Uscendo dalla piazza risuonano tra i pellegrini le parole rischio, coraggio, fede. «Il papa ha una visione grande e mi ha fatto riflettere su come mi sto giocando la mia vita e sulle scelte sto facendo» commenta Lisetta di Ferrara mentre spinge la carrozzina con la sua bimba.
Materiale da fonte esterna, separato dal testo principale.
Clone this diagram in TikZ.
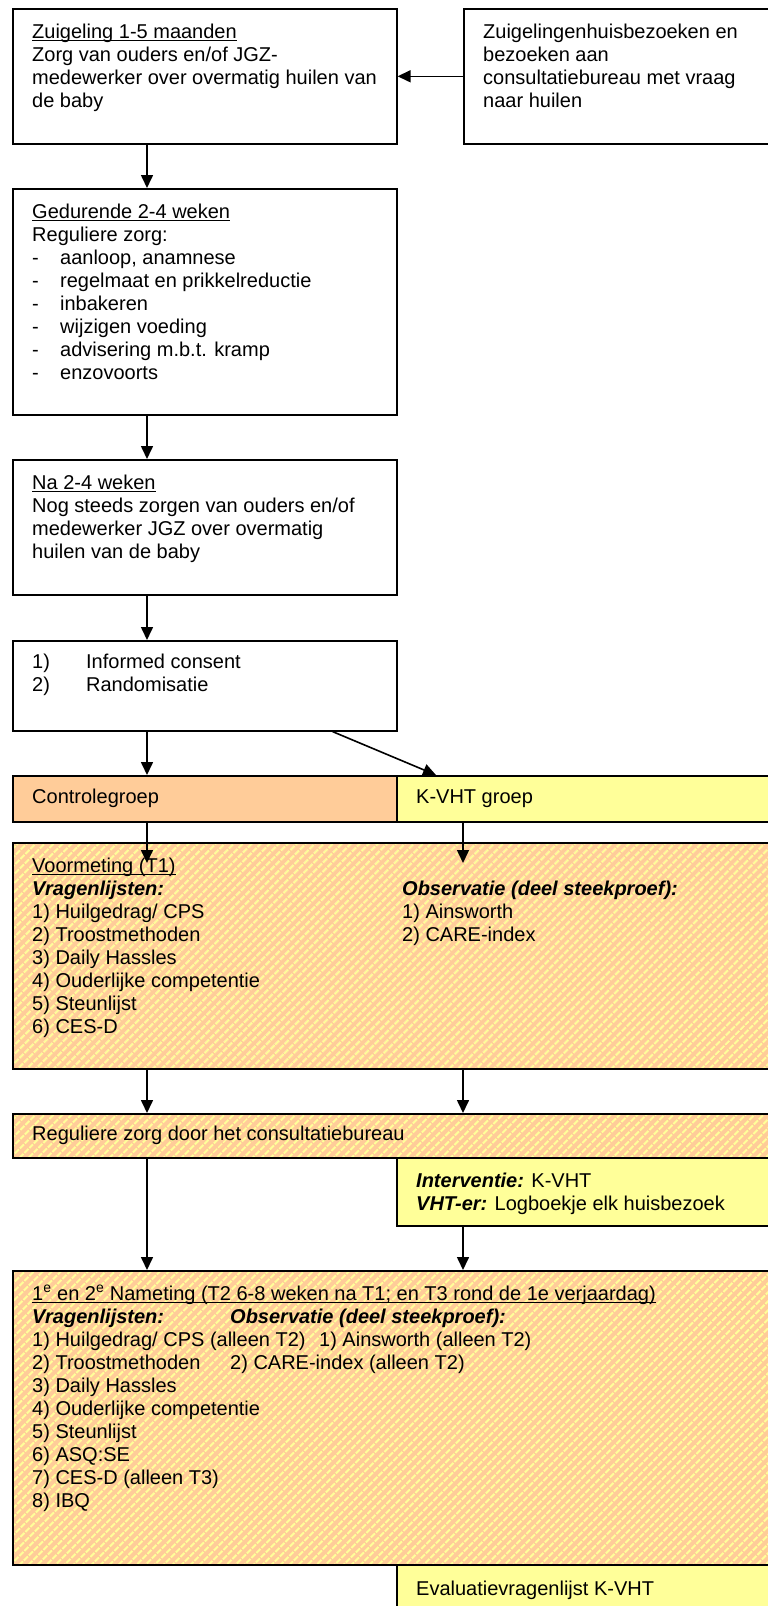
\documentclass[tikz,border=0pt]{standalone}
\usepackage{fontspec}
\setmainfont{Liberation Sans}
\usepackage{xcolor}
\usepackage{tikz}
\usetikzlibrary{arrows.meta,patterns.meta,positioning}
\definecolor{peach}{RGB}{255,204,153}
\definecolor{lyellow}{RGB}{255,255,153}
\newcommand{\kol}[2]{\makebox[#1][l]{#2}}
\newcommand{\bi}[1]{\textbf{\textit{#1}}}
\newcommand{\onder}[1]{\underline{\smash{#1}}}
\tikzset{
  frame/.style={draw,line width=1.6pt,anchor=north west,inner sep=0pt},
  hatch/.style={frame,preaction={fill=peach},pattern={Lines[angle=45,distance=6.4pt,line width=2.3pt]},pattern color=lyellow},
  txt/.style={anchor=north west,inner sep=0pt,align=left,font=\fontsize{20}{23}\selectfont},
  arr/.style={-{Triangle[length=13pt,width=12pt]},line width=1.6pt},
}
\begin{document}
\begin{tikzpicture}[x=1pt,y=-1pt]
\useasboundingbox (0,0) rectangle (768,1606);
% boxes left column
\node[frame,minimum width=384,minimum height=135] (zuig) at (12,8) {};
\node[frame,minimum width=330,minimum height=135] (bezoek) at (463,8) {};
\node[frame,minimum width=384,minimum height=226] (gedurende) at (12,188) {};
\node[frame,minimum width=384,minimum height=135] (na) at (12,459) {};
\node[frame,minimum width=384,minimum height=90] (rand) at (12,640) {};
% groups
\node[frame,fill=peach,minimum width=384,minimum height=46] (ctrl) at (12,775) {};
\node[frame,fill=lyellow,minimum width=400,minimum height=46] (kvht) at (396,775) {};
% measurements
\node[hatch,minimum width=790,minimum height=226] (t1) at (12,842) {};
\node[hatch,minimum width=790,minimum height=44] (cb) at (12,1113) {};
\node[frame,fill=lyellow,minimum width=400,minimum height=68] (interv) at (396,1157) {};
\node[hatch,minimum width=790,minimum height=294] (t23) at (12,1270) {};
\node[frame,fill=lyellow,minimum width=400,minimum height=100] (eval) at (396,1564) {};
% texts
\node[txt] (zuigtxt) at ([shift={(20pt,-14pt)}]zuig.north west)
  {\strut\onder{Zuigeling 1-5 maanden}\\Zorg van ouders en/of JGZ-\\medewerker over overmatig huilen van\\de baby};
\node[txt] (bezoektxt) at ([shift={(20pt,-14pt)}]bezoek.north west)
  {\strut Zuigelingenhuisbezoeken en\\bezoeken aan\\consultatiebureau met vraag\\naar huilen};
\node[txt] (gedurendetxt) at ([shift={(20pt,-14pt)}]gedurende.north west)
  {\strut\onder{Gedurende 2-4 weken}\\Reguliere zorg:\\\kol{28pt}{-}aanloop, anamnese\\\kol{28pt}{-}regelmaat en prikkelreductie\\\kol{28pt}{-}inbakeren\\\kol{28pt}{-}wijzigen voeding\\\kol{28pt}{-}advisering m.b.t. kramp\\\kol{28pt}{-}enzovoorts};
\node[txt] (natxt) at ([shift={(20pt,-14pt)}]na.north west)
  {\strut\onder{Na 2-4 weken}\\Nog steeds zorgen van ouders en/of\\medewerker JGZ over overmatig\\huilen van de baby};
\node[txt] (randtxt) at ([shift={(20pt,-12pt)}]rand.north west)
  {\strut\kol{54pt}{1)}Informed consent\\\kol{54pt}{2)}Randomisatie};
\node[txt,anchor=west] (ctrltxt) at ([xshift=20pt]ctrl.west) {\strut Controlegroep};
\node[txt,anchor=west] (kvhttxt) at ([xshift=20pt]kvht.west) {\strut K-VHT groep};
\node[txt] (t1txt) at ([shift={(20pt,-14pt)}]t1.north west)
  {\strut\onder{Voormeting (T1)}\\\kol{370pt}{\bi{Vragenlijsten:}}\bi{Observatie (deel steekproef):}\\\kol{370pt}{1) Huilgedrag/ CPS}1) Ainsworth\\\kol{370pt}{2) Troostmethoden}2) CARE-index\\3) Daily Hassles\\4) Ouderlijke competentie\\5) Steunlijst\\6) CES-D};
\node[txt,anchor=west] (cbtxt) at ([xshift=20pt]cb.west) {\strut Reguliere zorg door het consultatiebureau};
\node[txt] (intervtxt) at ([shift={(20pt,-14pt)}]interv.north west)
  {\strut\bi{Interventie:} K-VHT\\\bi{VHT-er:} Logboekje elk huisbezoek};
\node[txt] (t23txt) at ([shift={(20pt,-14pt)}]t23.north west)
  {\strut\onder{1\textsuperscript{e} en 2\textsuperscript{e} Nameting (T2 6-8 weken na T1; en T3 rond de 1e verjaardag)}\\\kol{198pt}{\bi{Vragenlijsten:}}\bi{Observatie (deel steekproef):}\\\kol{287pt}{1) Huilgedrag/ CPS (alleen T2)}1) Ainsworth (alleen T2)\\\kol{198pt}{2) Troostmethoden}2) CARE-index (alleen T2)\\3) Daily Hassles\\4) Ouderlijke competentie\\5) Steunlijst\\6) ASQ:SE\\7) CES-D (alleen T3)\\8) IBQ};
\node[txt] (evaltxt) at ([shift={(20pt,-15pt)}]eval.north west) {\strut Evaluatievragenlijst K-VHT};
% arrows
\coordinate (lx) at (147,0);
\coordinate (rx) at (463,0);
\draw[arr] (bezoek.west) -- (zuig.east);
\draw[arr] (zuig.south -| lx) -- (gedurende.north -| lx);
\draw[arr] (gedurende.south -| lx) -- (na.north -| lx);
\draw[arr] (na.south -| lx) -- (rand.north -| lx);
\draw[arr] (rand.south -| lx) -- (ctrl.north -| lx);
\draw[arr] ([xshift=-65pt]rand.south east) -- ([xshift=40pt]kvht.north west);
\draw[arr] (ctrl.south -| lx) -- ([yshift=-21pt]t1.north -| lx);
\draw[arr] (kvht.south -| rx) -- ([yshift=-21pt]t1.north -| rx);
\draw[arr] (t1.south -| lx) -- (cb.north -| lx);
\draw[arr] (t1.south -| rx) -- (cb.north -| rx);
\draw[arr] (cb.south -| lx) -- (t23.north -| lx);
\draw[arr] (interv.south -| rx) -- (t23.north -| rx);
\end{tikzpicture}
\end{document}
Emanuele di Civitanova Marche è uno delle centinaia di volontari che hanno tentato di gestire al meglio il servizio d’ordine: «E’ stato impegnativo, soprattutto quando si è annunciata la chiusura della piazza. C’è stata un po’ di tensione, perché nessuno voleva mancare all’appuntamento con questo papa battagliero, ma è bello vedere una chiesa che sa accogliere sempre». Mario di Milano ed Eloisa di Reggio Emilia sono unanimi: « Le sue parole ci hanno infuocati. E’ stato incisivo, provocante e provocatore. Ora dipende da noi. Possiamo scegliere di fare la storia o meno». A sentire i tanti echi e a guardare i volti stanchi ma ancora intrepidi si direbbe proprio che qui non c’è crisi di fede e che Bergoglio ha vinto il primo round nella sfida contro la mondanità spirituale e una chiesa impaurita e chiusa.